Recent market‑structure reforms aim to close that gap by redefining what counts as a credible forest credit. The Integrity Council for the Voluntary Carbon Market (ICVCM) has launched its Core Carbon Principles (CCPs), a global “standard of standards” that sets out what qualifies as a high‑integrity credit at both the programme and category level, including forestry and other nature‑based solutions. ICVCM’s motto — “build integrity and scale will follow” — is explicit: only credits that meet rigorous thresholds for additionality, permanence, leakage and sustainable development benefits will receive the CCP label. For investors, that creates a clearer segmentation between commoditised, low‑integrity forest units and a smaller pool of verifiable, benchmarked “premium nature” credits.
Demand is shifting towards scarcity, not volume
On the demand side, compliance‑linked mechanisms are beginning to matter more. UN‑REDD’s pricing work stresses that securing fair compensation for forest carbon is closely tied to increasing the volume of REDD+ emissions‑reduction transactions on compliance markets, not just voluntary ones. Aviation’s CORSIA scheme, regional cap‑and‑trade systems and emerging national carbon‑pricing regimes increasingly recognise some types of forest credits, albeit with tight quality and vintage restrictions. As those regimes mature, they create structurally firmer demand for a narrow band of eligible, high‑integrity forest units, rather than broad demand for any “nature‑based” tonne.
At the same time, Ecosystem Marketplace’s 2025 State of the Voluntary Carbon Market points to a bifurcation in pricing: generic forestry credits have seen pressure from integrity controversies, while high‑quality, independently verified projects — especially jurisdictional or nested REDD+ and improved forest management — are able to command higher, often contract‑based prices. UN‑REDD and UNEP‑WCMC warn that, without a stronger forest‑carbon price signal and better certainty of future payments, the pipeline of forest‑country mitigation will remain constrained, leaving a cost‑effective mitigation wedge under‑utilised.
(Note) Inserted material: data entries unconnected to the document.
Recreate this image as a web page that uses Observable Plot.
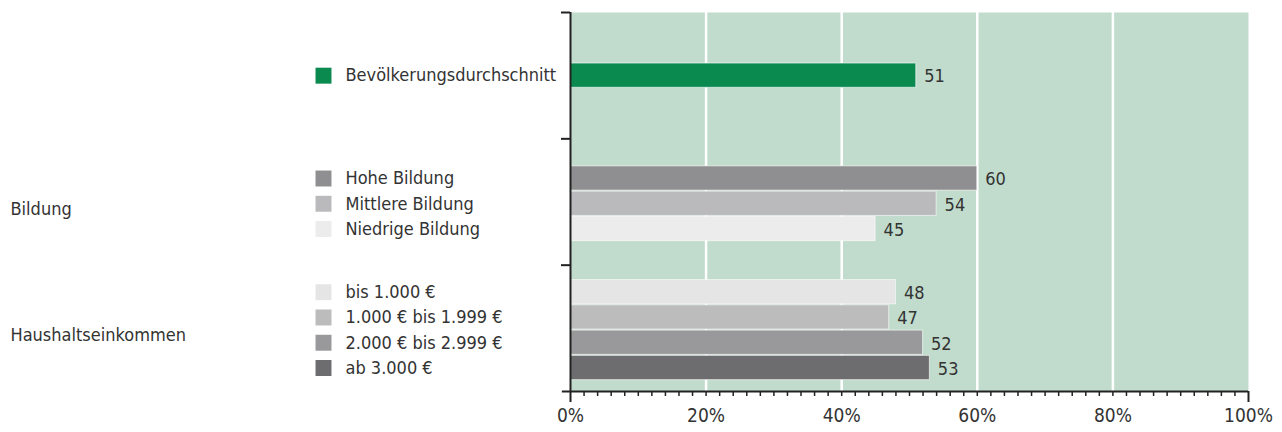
<!DOCTYPE html>
<html>
<head>
<meta charset="utf-8">
<script src="https://cdn.jsdelivr.net/npm/d3@7"></script>
<script src="https://cdn.jsdelivr.net/npm/@observablehq/plot@0.6"></script>
<style>
  html, body { margin: 0; padding: 0; background: #fff; }
  #chart svg { display: block; font-family: "Liberation Sans Narrow", "DejaVu Sans Condensed", "Roboto", sans-serif; }
</style>
</head>
<body>
<div id="chart"></div>
<script>
// ---- data ----
const groupNames = ["", "Bildung", "Haushaltseinkommen"];
const categories = [
  "Bevölkerungsdurchschnitt",
  "Hohe Bildung", "Mittlere Bildung", "Niedrige Bildung",
  "bis 1.000 €", "1.000 € bis 1.999 €", "2.000 € bis 2.999 €", "ab 3.000 €"
];
const categoryGroup = [0, 1, 1, 1, 2, 2, 2, 2];
const values = [51, 60, 54, 45, 48, 47, 52, 53];
const xTicks = [0, 20, 40, 60, 80, 100];

// ---- styles ----
const barColors = ["#0b8a4f", "#8f8f91", "#bababc", "#ececec", "#e5e5e5", "#bcbcbd", "#99999b", "#6d6d70"];
const textColor = "#333333";
const bgColor = "#c1dccc";
const rowsPerGroup = 5;

// ---- layout rows (computed) ----
const data = categories.map((c, i) => {
  const g = categoryGroup[i];
  const members = categoryGroup.map((gg, j) => gg === g ? j : -1).filter(j => j >= 0);
  const pos = members.indexOf(i);
  const yc = g * rowsPerGroup + rowsPerGroup / 2 + (pos - (members.length - 1) / 2) + (g > 0 ? 0.07 : 0);
  return {category: c, value: values[i], color: barColors[i], yc, y1: yc - 0.48, y2: yc + 0.48};
});
const groupLabels = groupNames
  .map((name, g) => ({name, yc: g * rowsPerGroup + rowsPerGroup / 2}))
  .filter(d => d.name);
const nRows = groupNames.length * rowsPerGroup;

const chart = Plot.plot({
  width: 1282,
  height: 432,
  marginLeft: 570,
  marginRight: 34,
  marginTop: 12,
  marginBottom: 41,
  style: {fontSize: "18px", color: textColor, background: "transparent"},
  x: {domain: [0, 100], axis: null, label: null},
  y: {domain: [0, nRows], reverse: true, axis: null, label: null},
  marks: [
    Plot.frame({fill: bgColor, stroke: null}),
    Plot.gridX(xTicks.filter(d => d > 0 && d < 100), {stroke: "#ffffff", strokeOpacity: 1, strokeWidth: 2.5}),
    Plot.rectX(data, {x1: 0, x2: "value", y1: "y1", y2: "y2", fill: "color", stroke: "#ffffff", strokeOpacity: 0.6, strokeWidth: 1}),
    Plot.text(data, {x: "value", y: "yc", text: d => String(d.value), dx: 8, dy: 1, textAnchor: "start", fill: textColor, fontSize: 18}),
    // category legend labels on the left
    Plot.dot(data, {x: 0, y: "yc", dx: -247, symbol: "square", r: 9, fill: "color", stroke: null}),
    Plot.text(data, {x: 0, y: "yc", dx: -225, text: "category", textAnchor: "start", fill: textColor, fontSize: 18}),
    // group labels
    Plot.text(groupLabels, {x: 0, y: "yc", dx: -560, dy: 7, text: "name", textAnchor: "start", fill: textColor, fontSize: 18}),
    // left spine and group separators
    Plot.ruleX([0], {y1: 0, y2: nRows, stroke: "#222", strokeWidth: 2}),
    Plot.axisY(d3.range(0, nRows, rowsPerGroup), {anchor: "left", label: null, tickSize: 9, tickFormat: () => "", stroke: "#222", strokeWidth: 2}),
    // bottom axis
    Plot.ruleY([nRows], {x1: -1.2, x2: 100, stroke: "#222", strokeWidth: 2}),
    Plot.axisX(d3.range(2, 100, 2), {anchor: "bottom", label: null, tickSize: 5, tickFormat: () => "", stroke: "#222", strokeWidth: 1.5}),
    Plot.axisX([0, 100], {anchor: "bottom", label: null, tickSize: 11, tickFormat: () => "", stroke: "#222", strokeWidth: 2}),
    Plot.axisX(xTicks, {anchor: "bottom", label: null, tickSize: 0, tickPadding: 17, tickFormat: d => d + "%", fill: textColor, fontSize: 19})
  ]
});
document.getElementById("chart").appendChild(chart);
</script>
</body>
</html>
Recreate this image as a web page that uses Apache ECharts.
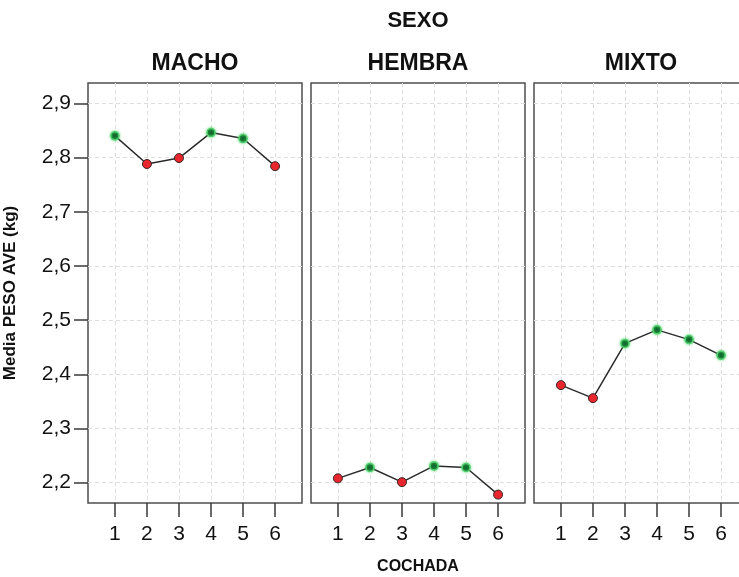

In other words, the market is slowly re‑pricing nature from marginal offset to constrained, policy‑sensitive asset — but only where integrity and long‑term demand are credible.
A Defoes lens: pricing nature as a transition asset
From a Defoes standpoint, the bullish case on carbon markets and forestry rests on three interlocking dynamics. First, forests are central to any realistic net‑zero pathway: UN‑REDD’s analysis that forest‑based solutions can provide up to 4 gigatonnes of mitigation annually by 2030, around a quarter of the required effort, means forest carbon is not decorative; it is system‑critical. Second, the combination of ICVCM’s Core Carbon Principles, stricter corporate‑claims codes and tightening compliance rules is compressing the market towards a smaller pool of high‑integrity credits, which should support higher, more stable pricing over time. Third, reports from UN‑REDD and partners show that current financial commitments to forests fall dramatically short of what is needed, implying that closing that funding gap will require both price and volume to rise from today’s levels.
For investors, that suggests treating high‑integrity forest carbon not as a perpetually cheap offset, but as an emerging transition asset class whose value will increasingly be driven by policy, standards and integrity rather than marketing narratives. The key analytical questions are where CCP‑eligible forest credits will come from, how quickly compliance regimes will absorb them, and how revenue flows will be shared with forest‑country governments and communities. Defoes’ stance is that “pricing nature” is moving from a loose metaphor to a set of concrete, investable price signals — and that portfolios able to distinguish between low‑integrity volume and high‑integrity scarcity will be better placed as that re‑pricing unfolds.